Investing.com - U.S. stocks fell to end the week, as investors gauged sluggish business activity data and a dour update to a closely-watched consumer sentiment indicator.
Against a backdrop of fresh tariff threats from U.S. President Donald Trump and geopolitical uncertainties, traders spent much of the holiday-shortened week pouring through an ebbing flow of quarterly corporate earnings. All three of the major U.S. averages dropped for the week.
Here's a look at some of the stocks that stood out:
Super Micro Computer (NASDAQ:SMCI)
Super Micro Computer shares spiked by more than 30% over the past five-day period, bringing this year's surge in the chipmaker up to more than 86%.
The increase comes as the California-based group faces a February 25 deadline to submit all outstanding financial reports that will allow it to remain in compliance of Nasdaq rules.
Super Micro's listing on the Nasdaq 100 came under threat last year when it failed to submit its annual report by an August deadline set by the tech-heavy index. In December, the Nasdaq gave the firm an extension until February 25 to turn in the reports to the U.S. Securities and Exchange Commission. However, Super Micro has since been removed from the index.
Last week, Super Micro reiterated that it would file its annual report and quarterly report by the deadline. It also said it now expects revenue for the fiscal year ending in June 2026 to come in at $40 billion, which was above average analyst projections of $30.7 billion, according to Bloomberg estimates.
"It is important to understand that this guidance and narrative essentially removed the current bear case from the conversation, assuming things manifest as [Super Micro] guided and described," analysts at Loop Capital wrote in a note to clients at the time.
Unity Software Inc (NYSE:U)
Unity Software shares jumped this week after the firm posted fourth-quarter revenue of $457 million that topped expectations despite slipping by 25% versus the year ago period.
On Friday, analysts at HSBC later upgraded their rating of the company to "buy" from "hold" and lifted their price target, citing "further strong momentum ahead" for Unity's game engine and "a fair chance of success" for its revamped advertising technology offering.
Earlier this year, the San Francisco-based video game software provider said it planned to lay off approximately a fourth of its workforce, or around 1,800 jobs, by the end of March.
CEO Jim Whitehurst previously targeted a "reset" of the group, which provides software tools to the makers of games like "Pokemon Go" and "Hearthstone," in the wake of a developer blowback from a policy to charge certain new fees.
The controversy led to a shake-up of the company's executive leadership, as well as a move to shutter offices.
Celsius Holdings (NASDAQ:CELH)
Shares in Celsius Holdings surged on Friday after the energy drink maker announced it is set to acquire rival Alani Nu and reported better-than-expected fourth-quarter results.

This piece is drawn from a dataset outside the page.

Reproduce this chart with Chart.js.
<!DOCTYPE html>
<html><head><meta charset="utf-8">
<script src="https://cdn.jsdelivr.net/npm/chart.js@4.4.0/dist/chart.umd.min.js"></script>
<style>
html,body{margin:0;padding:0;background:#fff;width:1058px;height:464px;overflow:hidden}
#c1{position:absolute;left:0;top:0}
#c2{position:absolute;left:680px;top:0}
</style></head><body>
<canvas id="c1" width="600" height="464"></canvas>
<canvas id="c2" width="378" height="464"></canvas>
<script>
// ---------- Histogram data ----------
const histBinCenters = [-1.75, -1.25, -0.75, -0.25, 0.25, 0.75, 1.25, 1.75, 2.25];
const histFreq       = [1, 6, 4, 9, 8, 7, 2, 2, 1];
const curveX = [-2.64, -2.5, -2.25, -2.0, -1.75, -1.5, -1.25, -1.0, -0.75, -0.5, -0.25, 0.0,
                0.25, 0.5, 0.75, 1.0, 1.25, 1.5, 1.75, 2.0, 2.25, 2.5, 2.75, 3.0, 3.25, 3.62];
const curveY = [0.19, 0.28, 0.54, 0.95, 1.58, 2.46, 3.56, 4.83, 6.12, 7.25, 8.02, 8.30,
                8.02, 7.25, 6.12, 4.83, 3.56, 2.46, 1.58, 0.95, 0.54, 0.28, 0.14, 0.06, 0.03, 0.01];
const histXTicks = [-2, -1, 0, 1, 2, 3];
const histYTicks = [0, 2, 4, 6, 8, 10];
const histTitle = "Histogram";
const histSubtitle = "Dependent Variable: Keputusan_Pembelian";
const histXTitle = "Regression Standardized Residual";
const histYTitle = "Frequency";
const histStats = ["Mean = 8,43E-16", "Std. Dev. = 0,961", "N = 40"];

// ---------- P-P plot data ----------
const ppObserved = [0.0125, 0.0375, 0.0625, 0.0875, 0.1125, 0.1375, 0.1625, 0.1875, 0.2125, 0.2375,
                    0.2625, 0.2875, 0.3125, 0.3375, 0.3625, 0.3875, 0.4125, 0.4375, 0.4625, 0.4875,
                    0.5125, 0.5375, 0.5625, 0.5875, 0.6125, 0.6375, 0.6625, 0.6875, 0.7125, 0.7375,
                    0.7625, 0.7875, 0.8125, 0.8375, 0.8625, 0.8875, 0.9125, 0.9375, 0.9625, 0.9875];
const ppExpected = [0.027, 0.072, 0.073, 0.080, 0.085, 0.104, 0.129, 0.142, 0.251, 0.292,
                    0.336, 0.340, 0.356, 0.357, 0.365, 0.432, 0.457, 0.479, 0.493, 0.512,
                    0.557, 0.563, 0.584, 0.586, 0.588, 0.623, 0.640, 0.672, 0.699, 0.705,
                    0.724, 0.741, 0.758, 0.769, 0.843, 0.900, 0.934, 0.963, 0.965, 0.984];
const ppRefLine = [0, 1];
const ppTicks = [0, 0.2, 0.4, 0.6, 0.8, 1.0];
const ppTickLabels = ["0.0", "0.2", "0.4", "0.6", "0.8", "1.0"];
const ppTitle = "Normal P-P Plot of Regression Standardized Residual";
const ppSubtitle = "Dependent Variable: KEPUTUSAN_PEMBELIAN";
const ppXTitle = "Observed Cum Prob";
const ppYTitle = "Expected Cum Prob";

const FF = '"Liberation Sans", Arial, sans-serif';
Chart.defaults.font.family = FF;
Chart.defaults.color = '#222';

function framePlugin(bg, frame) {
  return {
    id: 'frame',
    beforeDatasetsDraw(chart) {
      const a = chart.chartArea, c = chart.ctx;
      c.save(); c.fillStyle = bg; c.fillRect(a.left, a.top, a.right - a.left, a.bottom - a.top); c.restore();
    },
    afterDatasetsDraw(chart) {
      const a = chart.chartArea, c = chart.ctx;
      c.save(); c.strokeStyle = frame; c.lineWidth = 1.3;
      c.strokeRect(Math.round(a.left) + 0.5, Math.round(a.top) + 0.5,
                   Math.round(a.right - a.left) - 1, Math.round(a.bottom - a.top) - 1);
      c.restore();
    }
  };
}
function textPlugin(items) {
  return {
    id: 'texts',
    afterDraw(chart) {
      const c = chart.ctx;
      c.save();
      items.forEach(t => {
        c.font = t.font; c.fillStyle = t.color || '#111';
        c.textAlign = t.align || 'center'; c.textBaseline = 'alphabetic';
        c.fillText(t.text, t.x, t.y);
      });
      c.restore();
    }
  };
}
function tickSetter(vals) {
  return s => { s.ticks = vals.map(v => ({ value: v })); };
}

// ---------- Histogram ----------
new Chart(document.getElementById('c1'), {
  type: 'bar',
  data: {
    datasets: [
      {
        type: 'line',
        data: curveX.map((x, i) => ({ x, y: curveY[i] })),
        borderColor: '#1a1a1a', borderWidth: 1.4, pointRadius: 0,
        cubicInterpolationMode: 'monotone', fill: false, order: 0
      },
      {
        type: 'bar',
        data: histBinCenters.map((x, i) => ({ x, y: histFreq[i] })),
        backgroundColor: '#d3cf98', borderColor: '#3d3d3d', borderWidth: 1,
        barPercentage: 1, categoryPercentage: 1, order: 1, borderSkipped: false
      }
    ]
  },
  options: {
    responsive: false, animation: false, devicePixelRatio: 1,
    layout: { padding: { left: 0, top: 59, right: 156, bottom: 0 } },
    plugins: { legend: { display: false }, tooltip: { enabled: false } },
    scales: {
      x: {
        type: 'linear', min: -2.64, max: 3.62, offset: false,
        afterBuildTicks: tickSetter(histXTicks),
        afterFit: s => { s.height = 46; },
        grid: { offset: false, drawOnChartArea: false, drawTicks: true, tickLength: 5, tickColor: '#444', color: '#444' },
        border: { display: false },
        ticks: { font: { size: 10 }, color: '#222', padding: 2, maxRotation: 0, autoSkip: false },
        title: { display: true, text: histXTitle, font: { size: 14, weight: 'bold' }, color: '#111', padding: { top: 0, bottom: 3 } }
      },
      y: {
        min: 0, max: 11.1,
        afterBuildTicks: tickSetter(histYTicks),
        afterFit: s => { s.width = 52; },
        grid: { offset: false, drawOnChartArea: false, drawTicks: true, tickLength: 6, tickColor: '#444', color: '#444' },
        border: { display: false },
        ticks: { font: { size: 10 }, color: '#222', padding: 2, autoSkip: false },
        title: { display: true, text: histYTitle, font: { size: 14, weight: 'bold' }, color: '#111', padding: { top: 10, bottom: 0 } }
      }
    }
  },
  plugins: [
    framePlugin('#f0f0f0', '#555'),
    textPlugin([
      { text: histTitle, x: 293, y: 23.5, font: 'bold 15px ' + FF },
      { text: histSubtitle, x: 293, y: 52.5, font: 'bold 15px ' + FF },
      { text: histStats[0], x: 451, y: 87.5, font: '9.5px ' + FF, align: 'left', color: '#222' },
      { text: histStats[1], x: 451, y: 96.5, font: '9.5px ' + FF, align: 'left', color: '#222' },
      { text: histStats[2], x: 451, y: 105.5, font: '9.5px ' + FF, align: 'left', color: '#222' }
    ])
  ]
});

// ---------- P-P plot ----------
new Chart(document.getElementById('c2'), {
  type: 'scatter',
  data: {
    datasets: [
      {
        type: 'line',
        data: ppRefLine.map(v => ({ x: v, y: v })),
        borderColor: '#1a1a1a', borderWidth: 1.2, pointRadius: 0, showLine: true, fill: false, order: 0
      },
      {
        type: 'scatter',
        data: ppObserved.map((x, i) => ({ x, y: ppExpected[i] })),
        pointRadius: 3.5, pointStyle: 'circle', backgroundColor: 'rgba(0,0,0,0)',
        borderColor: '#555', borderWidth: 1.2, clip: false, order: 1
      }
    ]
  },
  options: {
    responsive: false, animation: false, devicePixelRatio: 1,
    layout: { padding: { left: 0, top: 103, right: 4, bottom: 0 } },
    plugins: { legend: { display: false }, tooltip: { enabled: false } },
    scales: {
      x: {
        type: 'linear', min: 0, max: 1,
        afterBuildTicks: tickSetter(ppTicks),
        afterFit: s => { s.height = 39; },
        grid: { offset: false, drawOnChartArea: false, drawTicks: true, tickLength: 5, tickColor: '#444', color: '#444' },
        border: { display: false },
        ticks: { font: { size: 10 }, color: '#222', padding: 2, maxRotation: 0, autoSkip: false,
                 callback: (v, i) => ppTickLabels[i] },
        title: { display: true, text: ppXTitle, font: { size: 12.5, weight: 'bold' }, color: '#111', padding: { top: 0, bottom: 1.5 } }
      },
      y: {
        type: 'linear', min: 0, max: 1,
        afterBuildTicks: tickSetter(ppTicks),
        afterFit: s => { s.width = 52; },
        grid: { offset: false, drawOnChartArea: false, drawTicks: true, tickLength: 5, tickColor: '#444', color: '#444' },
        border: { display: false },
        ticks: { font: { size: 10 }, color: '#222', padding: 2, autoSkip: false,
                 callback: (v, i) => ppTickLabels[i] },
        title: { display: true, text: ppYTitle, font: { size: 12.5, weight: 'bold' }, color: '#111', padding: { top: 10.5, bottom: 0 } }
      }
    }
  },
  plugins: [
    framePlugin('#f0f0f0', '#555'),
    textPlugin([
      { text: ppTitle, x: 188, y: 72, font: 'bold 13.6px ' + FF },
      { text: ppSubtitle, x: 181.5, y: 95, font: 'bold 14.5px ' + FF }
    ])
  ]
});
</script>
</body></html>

Celsius will buy Alani Nu, a fast-growing energy drink brand, in a $1.8 billion cash-and-stock deal. The acquisition, which includes a net purchase price of $1.65 billion along with $150 million in tax assets, marks Celsius’s largest transaction since its founding nearly 20 years ago.

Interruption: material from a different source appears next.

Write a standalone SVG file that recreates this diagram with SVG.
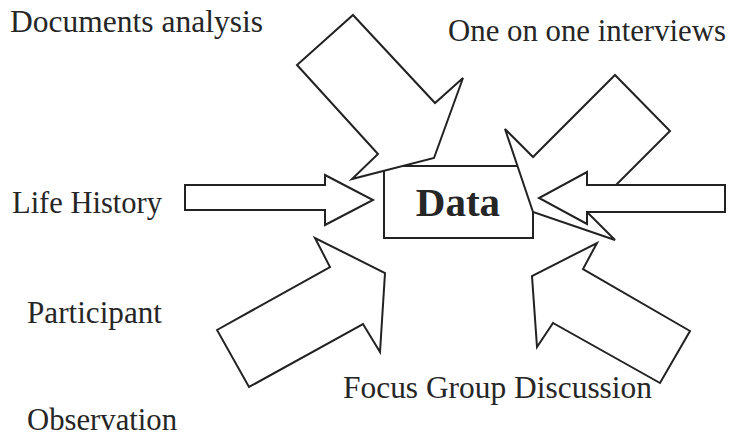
<svg xmlns="http://www.w3.org/2000/svg" width="733" height="436" viewBox="0 0 733 436">
  <style>
    .label { font-family: "Liberation Serif", "Times New Roman", serif; font-size: 31px; fill: #262626; }
    .title { font-family: "Liberation Serif", "Times New Roman", serif; font-size: 41px; font-weight: bold; fill: #262626; text-anchor: middle; }
    .shape { fill: #ffffff; stroke: #222222; stroke-width: 2; stroke-linejoin: miter; }
  </style>
  <rect width="733" height="436" fill="#ffffff"/>

  <!-- source labels -->
  <g id="labels">
    <text class="label" x="10" y="32" textLength="253" lengthAdjust="spacingAndGlyphs">Documents analysis</text>
    <text class="label" x="448" y="41" textLength="278" lengthAdjust="spacingAndGlyphs">One on one interviews</text>
    <text class="label" x="12" y="213" textLength="150" lengthAdjust="spacingAndGlyphs">Life History</text>
    <text class="label" x="27" y="323" textLength="135" lengthAdjust="spacingAndGlyphs">Participant</text>
    <text class="label" x="27" y="430" textLength="150" lengthAdjust="spacingAndGlyphs">Observation</text>
    <text class="label" x="343" y="398" textLength="309" lengthAdjust="spacingAndGlyphs">Focus Group Discussion</text>
  </g>

  <!-- central node -->
  <g id="data">
    <rect class="shape" x="384" y="166" width="149" height="72"/>
    <text class="title" x="458" y="216">Data</text>
  </g>

  <!-- block arrows pointing at the central node -->
  <g id="connectors">
    <polygon id="arrow-documents" class="shape" points="353,15 435,103 463,78 434,158 352,179 378,154 297,65"/>
    <polygon id="arrow-interviews" class="shape" points="615,75 670,131 588,213 615,240 533,212 505,129 533,157"/>
    <polygon id="arrow-history-right" class="shape" points="725,185 725,212 587,212 587,224 539,198 587,172 587,185"/>
    <polygon id="arrow-life-history" class="shape" points="185,185 325,185 325,175 373,200 325,225 325,210 185,210"/>
    <polygon id="arrow-participant" class="shape" points="217,330 330,267 315,238 385,273 380,352 363,324 249,387"/>
    <polygon id="arrow-focus-group" class="shape" points="597,243 583,269 690,331 660,383 553,323 537,347 532,276"/>
  </g>
</svg>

“Celsius is at a defining moment in the better-for-you, functional lifestyle products movement, and we are thrilled to welcome Alani Nu to the Celsius family," said John Fieldly, Chairman and CEO of Celsius.
The move strengthens Celsius’s position in the competitive energy drink market, particularly as its own growth has started to slow. Both Celsius and Alani Nu have marketed their products as fitness-focused beverages and gained popularity among younger consumers, especially women. The acquisition also provides Alani Nu with greater marketing resources as Celsius looks to expand its portfolio.
"The Alani Nu brand has momentum," Jefferies analysts commented. "The brand is growing nicely and has been the biggest share gainer over the past year [...] Notably, Alani Nu should help Celsius grow given the slowdown of its core business."
Cruise stocks down
Shares of major cruise lines dipped earlier this week after newly appointed Commerce Secretary Howard Lutnick indicated that the industry could soon face U.S. taxes.
He reportedly criticized cruise operators for registering their ships under foreign flags to avoid U.S. taxes.
“You ever see a cruise ship with an American flag on the back?” Lutnick said in an appearance on Fox News late on Wednesday. He added that “none of them pay taxes.”
“This is going to end under Donald Trump, and those taxes are going to be paid.”
Shares in Carnival Corporation (NYSE:CCL), Royal Caribbean Cruises (NYSE:RCL), and Norwegian Cruise Line (NYSE:NCLH) were lower following the comments.